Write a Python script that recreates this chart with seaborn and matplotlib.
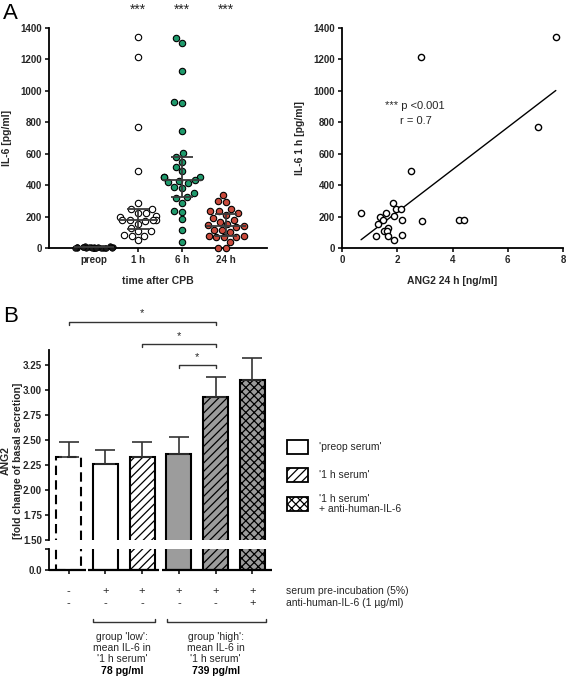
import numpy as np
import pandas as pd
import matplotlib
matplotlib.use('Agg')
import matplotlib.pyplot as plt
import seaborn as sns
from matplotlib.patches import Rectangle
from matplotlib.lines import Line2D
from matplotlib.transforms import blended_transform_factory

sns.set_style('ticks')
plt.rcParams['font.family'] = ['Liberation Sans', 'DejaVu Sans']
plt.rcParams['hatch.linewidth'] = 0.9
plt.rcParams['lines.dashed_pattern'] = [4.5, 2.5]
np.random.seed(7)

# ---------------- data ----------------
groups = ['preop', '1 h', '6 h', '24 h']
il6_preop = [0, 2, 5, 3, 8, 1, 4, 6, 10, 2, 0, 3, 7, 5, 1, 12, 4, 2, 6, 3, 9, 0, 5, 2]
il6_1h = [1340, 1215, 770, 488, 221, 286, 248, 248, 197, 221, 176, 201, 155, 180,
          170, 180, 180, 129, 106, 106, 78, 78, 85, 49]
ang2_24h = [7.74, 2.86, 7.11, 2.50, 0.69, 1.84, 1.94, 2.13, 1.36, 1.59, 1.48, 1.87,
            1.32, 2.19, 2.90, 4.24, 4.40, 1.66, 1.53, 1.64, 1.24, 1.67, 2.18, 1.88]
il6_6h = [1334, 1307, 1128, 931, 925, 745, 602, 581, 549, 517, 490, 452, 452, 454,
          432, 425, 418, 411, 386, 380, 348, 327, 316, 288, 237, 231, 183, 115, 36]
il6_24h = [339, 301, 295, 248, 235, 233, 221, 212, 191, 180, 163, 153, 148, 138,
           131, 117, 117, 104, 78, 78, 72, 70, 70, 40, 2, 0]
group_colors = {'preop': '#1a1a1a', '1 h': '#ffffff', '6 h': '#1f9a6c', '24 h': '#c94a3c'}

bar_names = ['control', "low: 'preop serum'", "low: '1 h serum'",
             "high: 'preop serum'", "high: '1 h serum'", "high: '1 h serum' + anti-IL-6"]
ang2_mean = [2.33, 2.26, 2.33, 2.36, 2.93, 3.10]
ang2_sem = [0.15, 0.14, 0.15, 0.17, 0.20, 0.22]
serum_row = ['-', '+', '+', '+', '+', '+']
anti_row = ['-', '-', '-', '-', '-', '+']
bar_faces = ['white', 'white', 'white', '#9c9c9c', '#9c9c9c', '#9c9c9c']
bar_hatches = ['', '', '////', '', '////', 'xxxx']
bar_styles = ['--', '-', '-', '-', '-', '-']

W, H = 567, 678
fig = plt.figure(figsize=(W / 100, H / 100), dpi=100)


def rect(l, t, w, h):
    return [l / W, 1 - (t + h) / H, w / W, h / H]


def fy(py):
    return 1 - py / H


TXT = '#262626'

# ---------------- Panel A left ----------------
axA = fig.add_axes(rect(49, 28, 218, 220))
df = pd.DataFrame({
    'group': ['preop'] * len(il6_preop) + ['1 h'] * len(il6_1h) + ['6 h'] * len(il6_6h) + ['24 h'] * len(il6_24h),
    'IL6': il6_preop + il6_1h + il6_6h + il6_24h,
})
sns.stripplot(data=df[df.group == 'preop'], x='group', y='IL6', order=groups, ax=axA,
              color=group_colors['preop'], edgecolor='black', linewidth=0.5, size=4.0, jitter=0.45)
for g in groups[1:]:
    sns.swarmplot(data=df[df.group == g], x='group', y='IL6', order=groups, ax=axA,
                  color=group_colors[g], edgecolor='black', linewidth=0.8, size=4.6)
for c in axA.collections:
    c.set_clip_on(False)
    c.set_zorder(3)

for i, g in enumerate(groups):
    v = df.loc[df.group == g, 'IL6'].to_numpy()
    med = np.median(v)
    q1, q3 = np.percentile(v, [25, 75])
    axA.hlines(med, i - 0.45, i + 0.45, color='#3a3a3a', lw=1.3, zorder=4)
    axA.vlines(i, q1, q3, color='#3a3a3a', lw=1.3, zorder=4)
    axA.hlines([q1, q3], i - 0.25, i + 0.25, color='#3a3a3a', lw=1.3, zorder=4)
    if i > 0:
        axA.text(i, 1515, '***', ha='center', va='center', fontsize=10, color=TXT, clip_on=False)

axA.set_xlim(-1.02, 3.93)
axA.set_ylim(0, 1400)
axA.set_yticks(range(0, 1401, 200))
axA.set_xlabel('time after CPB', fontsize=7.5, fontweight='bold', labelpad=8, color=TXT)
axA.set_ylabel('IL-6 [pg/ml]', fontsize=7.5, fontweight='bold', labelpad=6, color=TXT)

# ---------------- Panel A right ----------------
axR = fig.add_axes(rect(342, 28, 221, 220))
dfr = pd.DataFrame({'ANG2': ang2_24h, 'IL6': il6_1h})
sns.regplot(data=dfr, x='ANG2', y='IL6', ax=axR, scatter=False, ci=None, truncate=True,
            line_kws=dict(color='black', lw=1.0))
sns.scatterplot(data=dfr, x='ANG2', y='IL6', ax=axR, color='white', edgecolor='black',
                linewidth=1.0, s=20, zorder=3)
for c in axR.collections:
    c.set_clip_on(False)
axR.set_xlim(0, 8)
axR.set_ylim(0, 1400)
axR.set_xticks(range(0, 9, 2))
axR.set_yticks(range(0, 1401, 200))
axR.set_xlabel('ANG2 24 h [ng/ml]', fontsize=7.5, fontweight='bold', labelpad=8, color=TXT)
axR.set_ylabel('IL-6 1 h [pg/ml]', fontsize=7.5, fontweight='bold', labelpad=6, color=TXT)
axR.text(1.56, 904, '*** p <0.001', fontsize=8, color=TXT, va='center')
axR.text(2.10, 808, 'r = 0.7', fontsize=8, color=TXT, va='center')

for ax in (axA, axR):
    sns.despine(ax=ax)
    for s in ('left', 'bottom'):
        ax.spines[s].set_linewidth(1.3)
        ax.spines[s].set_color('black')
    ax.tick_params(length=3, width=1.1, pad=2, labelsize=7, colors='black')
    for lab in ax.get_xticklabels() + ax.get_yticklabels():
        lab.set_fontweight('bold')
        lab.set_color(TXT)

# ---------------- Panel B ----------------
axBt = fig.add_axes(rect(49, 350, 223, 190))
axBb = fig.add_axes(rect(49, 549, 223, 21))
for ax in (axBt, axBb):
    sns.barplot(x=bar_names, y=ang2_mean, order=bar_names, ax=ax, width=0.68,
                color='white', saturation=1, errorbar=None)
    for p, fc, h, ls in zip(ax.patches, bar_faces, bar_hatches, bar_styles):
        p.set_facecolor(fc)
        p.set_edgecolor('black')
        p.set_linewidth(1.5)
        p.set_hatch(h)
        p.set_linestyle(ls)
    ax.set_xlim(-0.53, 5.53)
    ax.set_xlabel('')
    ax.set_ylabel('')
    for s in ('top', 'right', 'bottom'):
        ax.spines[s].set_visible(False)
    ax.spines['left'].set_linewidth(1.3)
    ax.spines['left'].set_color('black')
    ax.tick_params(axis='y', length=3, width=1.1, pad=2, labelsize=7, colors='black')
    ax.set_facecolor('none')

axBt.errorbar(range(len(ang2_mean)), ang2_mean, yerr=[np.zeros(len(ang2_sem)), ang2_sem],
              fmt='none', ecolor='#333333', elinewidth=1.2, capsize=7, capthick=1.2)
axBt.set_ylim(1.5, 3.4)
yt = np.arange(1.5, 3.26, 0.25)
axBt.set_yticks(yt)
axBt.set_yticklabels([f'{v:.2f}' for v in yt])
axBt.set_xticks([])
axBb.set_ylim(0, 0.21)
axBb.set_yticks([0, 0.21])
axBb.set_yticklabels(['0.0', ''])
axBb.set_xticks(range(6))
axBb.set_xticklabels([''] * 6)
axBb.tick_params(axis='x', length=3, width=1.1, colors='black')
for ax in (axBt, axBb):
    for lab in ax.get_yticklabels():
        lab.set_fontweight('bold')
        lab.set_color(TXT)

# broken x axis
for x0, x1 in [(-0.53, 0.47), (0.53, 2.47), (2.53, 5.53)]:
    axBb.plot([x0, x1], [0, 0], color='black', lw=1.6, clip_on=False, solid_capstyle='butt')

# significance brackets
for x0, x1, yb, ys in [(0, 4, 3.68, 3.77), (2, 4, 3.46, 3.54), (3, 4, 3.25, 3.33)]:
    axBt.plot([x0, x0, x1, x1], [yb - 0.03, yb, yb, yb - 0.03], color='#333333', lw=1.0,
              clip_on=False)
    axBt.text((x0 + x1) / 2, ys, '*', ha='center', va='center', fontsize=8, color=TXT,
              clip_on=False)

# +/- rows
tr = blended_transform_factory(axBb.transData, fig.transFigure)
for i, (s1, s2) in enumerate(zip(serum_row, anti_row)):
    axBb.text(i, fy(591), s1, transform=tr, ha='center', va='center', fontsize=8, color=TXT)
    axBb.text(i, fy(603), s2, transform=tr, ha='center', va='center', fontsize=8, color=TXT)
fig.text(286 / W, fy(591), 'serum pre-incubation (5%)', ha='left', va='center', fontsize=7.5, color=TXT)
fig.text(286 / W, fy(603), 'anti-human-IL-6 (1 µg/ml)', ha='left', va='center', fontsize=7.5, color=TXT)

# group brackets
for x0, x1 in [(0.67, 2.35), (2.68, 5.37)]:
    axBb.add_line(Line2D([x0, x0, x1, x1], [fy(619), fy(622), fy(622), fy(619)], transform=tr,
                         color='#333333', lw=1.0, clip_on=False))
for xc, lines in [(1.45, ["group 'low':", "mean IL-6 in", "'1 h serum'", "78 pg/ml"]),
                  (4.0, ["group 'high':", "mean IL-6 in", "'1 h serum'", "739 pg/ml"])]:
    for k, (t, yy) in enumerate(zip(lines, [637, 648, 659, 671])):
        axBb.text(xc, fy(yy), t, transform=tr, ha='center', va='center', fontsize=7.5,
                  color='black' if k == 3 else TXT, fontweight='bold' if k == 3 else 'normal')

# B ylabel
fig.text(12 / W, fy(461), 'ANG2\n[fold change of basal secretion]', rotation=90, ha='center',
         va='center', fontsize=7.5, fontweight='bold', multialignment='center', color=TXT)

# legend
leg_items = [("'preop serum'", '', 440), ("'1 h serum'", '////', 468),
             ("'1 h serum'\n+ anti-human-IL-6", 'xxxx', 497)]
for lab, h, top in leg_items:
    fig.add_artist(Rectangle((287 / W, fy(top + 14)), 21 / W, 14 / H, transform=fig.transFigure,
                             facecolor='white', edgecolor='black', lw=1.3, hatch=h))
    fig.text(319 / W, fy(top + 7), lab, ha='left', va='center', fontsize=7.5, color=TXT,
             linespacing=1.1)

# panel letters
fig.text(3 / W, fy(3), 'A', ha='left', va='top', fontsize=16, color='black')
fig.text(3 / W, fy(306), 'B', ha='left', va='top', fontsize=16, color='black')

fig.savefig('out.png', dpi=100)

####################

Repeat exactly and only the lines from the start of the data above through the line that holds "np.random.seed(7)", inclusive. Pictures do not belong in the copy.

Write a Python script that recreates this chart with seaborn and matplotlib.
import numpy as np
import pandas as pd
import matplotlib
matplotlib.use('Agg')
import matplotlib.pyplot as plt
import seaborn as sns
from matplotlib.patches import Rectangle
from matplotlib.lines import Line2D
from matplotlib.transforms import blended_transform_factory

sns.set_style('ticks')
plt.rcParams['font.family'] = ['Liberation Sans', 'DejaVu Sans']
plt.rcParams['hatch.linewidth'] = 0.9
plt.rcParams['lines.dashed_pattern'] = [4.5, 2.5]
np.random.seed(7)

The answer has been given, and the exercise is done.